Repeat the line that contains "Write a web", the line that contains "const chartTitle = 'Primer Dilema';", and all lines between them, exactly and with no other lines.
————
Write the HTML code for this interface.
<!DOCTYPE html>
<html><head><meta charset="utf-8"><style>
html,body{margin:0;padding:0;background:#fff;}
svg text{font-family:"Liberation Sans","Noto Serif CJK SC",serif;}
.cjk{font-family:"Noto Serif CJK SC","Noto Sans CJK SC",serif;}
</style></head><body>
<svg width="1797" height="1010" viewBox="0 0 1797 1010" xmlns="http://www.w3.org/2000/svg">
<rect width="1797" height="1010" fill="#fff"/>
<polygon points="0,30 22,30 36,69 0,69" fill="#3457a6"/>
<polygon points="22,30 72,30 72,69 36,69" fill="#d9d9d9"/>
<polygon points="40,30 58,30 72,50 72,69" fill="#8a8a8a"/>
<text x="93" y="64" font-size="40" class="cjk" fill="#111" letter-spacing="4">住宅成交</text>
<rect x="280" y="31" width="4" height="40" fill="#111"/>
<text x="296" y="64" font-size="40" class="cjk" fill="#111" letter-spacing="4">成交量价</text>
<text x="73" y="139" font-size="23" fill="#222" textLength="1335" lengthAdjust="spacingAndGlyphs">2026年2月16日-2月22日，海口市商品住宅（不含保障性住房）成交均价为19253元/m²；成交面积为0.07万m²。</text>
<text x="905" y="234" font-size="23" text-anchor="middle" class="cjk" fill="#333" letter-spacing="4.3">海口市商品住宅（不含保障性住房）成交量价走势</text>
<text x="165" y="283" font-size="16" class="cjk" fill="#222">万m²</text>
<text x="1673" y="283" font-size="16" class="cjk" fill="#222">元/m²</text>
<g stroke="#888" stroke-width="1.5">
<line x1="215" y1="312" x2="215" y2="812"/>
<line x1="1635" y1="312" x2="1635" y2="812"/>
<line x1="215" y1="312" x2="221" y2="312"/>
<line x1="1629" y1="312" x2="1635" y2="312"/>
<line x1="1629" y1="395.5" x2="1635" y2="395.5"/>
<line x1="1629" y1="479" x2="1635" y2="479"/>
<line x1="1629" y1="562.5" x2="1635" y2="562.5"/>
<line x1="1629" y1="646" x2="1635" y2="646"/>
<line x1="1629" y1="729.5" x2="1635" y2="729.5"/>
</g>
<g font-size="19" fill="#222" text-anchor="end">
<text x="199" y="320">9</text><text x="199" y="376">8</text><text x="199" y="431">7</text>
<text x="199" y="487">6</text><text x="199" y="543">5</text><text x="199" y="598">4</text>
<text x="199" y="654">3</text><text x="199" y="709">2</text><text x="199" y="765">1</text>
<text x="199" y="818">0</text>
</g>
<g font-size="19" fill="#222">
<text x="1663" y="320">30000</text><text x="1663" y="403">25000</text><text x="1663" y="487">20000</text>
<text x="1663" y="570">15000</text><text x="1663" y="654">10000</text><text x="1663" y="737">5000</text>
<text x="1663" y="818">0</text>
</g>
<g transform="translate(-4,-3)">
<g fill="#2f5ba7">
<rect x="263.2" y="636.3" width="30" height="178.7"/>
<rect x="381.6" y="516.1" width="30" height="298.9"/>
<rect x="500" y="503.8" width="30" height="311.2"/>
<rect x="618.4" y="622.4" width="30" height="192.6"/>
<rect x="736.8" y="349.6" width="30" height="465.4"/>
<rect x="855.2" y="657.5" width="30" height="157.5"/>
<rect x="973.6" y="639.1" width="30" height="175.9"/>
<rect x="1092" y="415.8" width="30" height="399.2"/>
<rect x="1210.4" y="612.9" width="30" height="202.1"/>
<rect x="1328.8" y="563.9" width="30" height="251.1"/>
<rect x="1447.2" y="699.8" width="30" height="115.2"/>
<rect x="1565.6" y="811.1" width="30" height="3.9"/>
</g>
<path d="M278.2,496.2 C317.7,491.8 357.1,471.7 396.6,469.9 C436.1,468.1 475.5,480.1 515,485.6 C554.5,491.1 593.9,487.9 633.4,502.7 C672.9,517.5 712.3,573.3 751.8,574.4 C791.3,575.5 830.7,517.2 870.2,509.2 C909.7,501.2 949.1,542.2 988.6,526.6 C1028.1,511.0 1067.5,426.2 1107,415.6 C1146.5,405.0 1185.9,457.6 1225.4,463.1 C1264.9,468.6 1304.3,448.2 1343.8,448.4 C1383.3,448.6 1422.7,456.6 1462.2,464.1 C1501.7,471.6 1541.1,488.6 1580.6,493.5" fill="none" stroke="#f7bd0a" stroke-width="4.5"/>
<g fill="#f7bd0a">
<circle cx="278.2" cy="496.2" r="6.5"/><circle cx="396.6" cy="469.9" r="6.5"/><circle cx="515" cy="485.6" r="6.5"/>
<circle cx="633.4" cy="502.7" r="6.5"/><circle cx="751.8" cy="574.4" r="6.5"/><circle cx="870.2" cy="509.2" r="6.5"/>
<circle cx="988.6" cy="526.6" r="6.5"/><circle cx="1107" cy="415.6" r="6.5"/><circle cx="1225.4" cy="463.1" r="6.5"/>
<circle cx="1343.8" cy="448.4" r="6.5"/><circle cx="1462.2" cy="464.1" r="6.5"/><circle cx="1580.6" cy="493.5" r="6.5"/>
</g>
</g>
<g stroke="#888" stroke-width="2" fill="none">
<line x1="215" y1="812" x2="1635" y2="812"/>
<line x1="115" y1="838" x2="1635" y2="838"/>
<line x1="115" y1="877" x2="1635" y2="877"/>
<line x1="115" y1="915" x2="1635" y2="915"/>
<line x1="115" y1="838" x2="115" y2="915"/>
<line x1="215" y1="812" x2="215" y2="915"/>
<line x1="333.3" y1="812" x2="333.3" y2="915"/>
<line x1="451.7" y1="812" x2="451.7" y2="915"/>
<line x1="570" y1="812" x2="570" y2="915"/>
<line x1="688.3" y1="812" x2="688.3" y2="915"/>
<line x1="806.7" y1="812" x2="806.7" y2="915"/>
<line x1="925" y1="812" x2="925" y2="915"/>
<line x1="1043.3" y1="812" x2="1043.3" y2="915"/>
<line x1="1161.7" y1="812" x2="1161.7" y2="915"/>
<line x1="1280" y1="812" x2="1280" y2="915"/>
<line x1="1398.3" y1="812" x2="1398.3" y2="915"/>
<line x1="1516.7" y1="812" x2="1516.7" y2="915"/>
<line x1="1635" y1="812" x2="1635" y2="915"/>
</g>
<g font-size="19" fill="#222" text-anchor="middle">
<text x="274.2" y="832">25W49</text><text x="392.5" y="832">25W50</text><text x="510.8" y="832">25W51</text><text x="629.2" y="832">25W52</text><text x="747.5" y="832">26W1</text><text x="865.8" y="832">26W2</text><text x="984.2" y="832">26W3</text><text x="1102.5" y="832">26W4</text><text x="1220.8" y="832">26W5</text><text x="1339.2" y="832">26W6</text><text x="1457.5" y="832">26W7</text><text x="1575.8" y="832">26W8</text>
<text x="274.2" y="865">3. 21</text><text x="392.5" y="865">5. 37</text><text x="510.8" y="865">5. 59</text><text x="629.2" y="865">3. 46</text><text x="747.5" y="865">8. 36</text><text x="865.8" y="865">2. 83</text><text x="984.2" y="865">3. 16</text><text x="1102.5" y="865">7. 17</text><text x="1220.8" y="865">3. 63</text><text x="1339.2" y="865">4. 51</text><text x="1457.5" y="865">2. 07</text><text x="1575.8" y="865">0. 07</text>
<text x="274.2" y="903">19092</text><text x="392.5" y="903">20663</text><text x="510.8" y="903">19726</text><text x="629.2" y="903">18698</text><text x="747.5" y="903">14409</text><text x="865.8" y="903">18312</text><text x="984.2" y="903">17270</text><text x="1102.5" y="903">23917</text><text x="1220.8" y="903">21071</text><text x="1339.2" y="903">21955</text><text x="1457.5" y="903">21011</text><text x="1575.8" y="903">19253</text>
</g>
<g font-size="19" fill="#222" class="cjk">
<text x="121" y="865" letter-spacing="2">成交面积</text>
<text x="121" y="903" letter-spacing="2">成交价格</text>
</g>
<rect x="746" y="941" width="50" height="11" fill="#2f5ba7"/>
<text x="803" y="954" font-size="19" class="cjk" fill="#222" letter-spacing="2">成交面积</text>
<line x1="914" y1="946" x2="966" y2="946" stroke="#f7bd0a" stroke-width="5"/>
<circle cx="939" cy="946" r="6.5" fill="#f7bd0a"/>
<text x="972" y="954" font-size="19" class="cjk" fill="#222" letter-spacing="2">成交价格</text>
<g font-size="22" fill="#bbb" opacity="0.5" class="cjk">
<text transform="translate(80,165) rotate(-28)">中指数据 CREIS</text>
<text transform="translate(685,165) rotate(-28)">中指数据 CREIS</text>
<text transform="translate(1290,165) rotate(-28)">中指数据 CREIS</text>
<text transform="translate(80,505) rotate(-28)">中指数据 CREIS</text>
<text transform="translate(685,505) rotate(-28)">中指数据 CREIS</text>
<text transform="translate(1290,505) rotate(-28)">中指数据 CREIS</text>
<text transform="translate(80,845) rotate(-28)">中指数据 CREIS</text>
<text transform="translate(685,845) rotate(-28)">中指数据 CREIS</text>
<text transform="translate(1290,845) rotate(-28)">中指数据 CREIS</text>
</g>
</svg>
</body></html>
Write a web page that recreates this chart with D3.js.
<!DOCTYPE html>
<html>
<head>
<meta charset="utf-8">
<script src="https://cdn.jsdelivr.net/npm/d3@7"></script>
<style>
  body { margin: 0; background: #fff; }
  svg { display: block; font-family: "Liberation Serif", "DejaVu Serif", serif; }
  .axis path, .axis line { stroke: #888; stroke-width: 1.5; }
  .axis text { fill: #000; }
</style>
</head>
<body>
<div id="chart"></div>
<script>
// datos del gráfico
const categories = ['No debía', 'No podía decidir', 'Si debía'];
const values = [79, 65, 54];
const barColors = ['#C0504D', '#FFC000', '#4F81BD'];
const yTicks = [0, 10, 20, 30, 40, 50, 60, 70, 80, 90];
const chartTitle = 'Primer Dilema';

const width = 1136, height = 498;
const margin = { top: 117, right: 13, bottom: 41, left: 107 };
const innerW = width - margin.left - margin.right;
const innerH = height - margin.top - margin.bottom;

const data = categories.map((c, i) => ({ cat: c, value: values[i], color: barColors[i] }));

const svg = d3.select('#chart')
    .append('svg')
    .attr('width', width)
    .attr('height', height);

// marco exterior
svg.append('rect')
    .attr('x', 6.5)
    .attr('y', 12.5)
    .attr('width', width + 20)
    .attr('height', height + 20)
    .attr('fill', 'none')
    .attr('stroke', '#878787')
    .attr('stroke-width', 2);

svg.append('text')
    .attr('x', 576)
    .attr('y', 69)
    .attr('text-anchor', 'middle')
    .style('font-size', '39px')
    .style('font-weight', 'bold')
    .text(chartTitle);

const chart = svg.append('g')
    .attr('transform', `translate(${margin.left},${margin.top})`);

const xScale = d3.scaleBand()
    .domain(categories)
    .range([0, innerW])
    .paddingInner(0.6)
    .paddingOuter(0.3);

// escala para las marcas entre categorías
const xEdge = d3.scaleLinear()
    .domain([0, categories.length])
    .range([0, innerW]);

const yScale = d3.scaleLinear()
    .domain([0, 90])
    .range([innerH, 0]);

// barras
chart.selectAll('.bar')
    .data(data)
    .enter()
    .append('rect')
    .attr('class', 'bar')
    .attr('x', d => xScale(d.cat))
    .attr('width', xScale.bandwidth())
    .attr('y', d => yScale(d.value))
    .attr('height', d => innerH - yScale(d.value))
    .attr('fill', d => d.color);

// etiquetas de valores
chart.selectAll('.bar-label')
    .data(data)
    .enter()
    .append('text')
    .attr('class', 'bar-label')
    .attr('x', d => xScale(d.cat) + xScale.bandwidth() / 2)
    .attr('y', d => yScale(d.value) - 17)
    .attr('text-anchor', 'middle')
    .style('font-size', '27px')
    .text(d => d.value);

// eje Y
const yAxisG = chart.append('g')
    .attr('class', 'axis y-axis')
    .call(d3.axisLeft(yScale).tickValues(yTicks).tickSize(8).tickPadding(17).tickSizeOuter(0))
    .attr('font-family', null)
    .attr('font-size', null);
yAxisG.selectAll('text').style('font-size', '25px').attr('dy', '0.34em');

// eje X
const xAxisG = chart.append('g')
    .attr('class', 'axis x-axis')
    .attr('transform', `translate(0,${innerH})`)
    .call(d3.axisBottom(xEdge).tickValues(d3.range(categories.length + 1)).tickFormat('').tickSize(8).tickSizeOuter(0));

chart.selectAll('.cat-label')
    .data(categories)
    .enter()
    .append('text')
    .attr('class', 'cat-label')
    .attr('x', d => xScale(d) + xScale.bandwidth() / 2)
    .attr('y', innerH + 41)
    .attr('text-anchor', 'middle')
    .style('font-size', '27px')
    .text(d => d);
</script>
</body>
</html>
————
▸ Task answer
Write a web page that recreates this chart with D3.js.
<!DOCTYPE html>
<html>
<head>
<meta charset="utf-8">
<script src="https://cdn.jsdelivr.net/npm/d3@7"></script>
<style>
  body { margin: 0; background: #fff; }
  svg { display: block; font-family: "Liberation Serif", "DejaVu Serif", serif; }
  .axis path, .axis line { stroke: #888; stroke-width: 1.5; }
  .axis text { fill: #000; }
</style>
</head>
<body>
<div id="chart"></div>
<script>
// datos del gráfico
const categories = ['No debía', 'No podía decidir', 'Si debía'];
const values = [79, 65, 54];
const barColors = ['#C0504D', '#FFC000', '#4F81BD'];
const yTicks = [0, 10, 20, 30, 40, 50, 60, 70, 80, 90];
const chartTitle = 'Primer Dilema';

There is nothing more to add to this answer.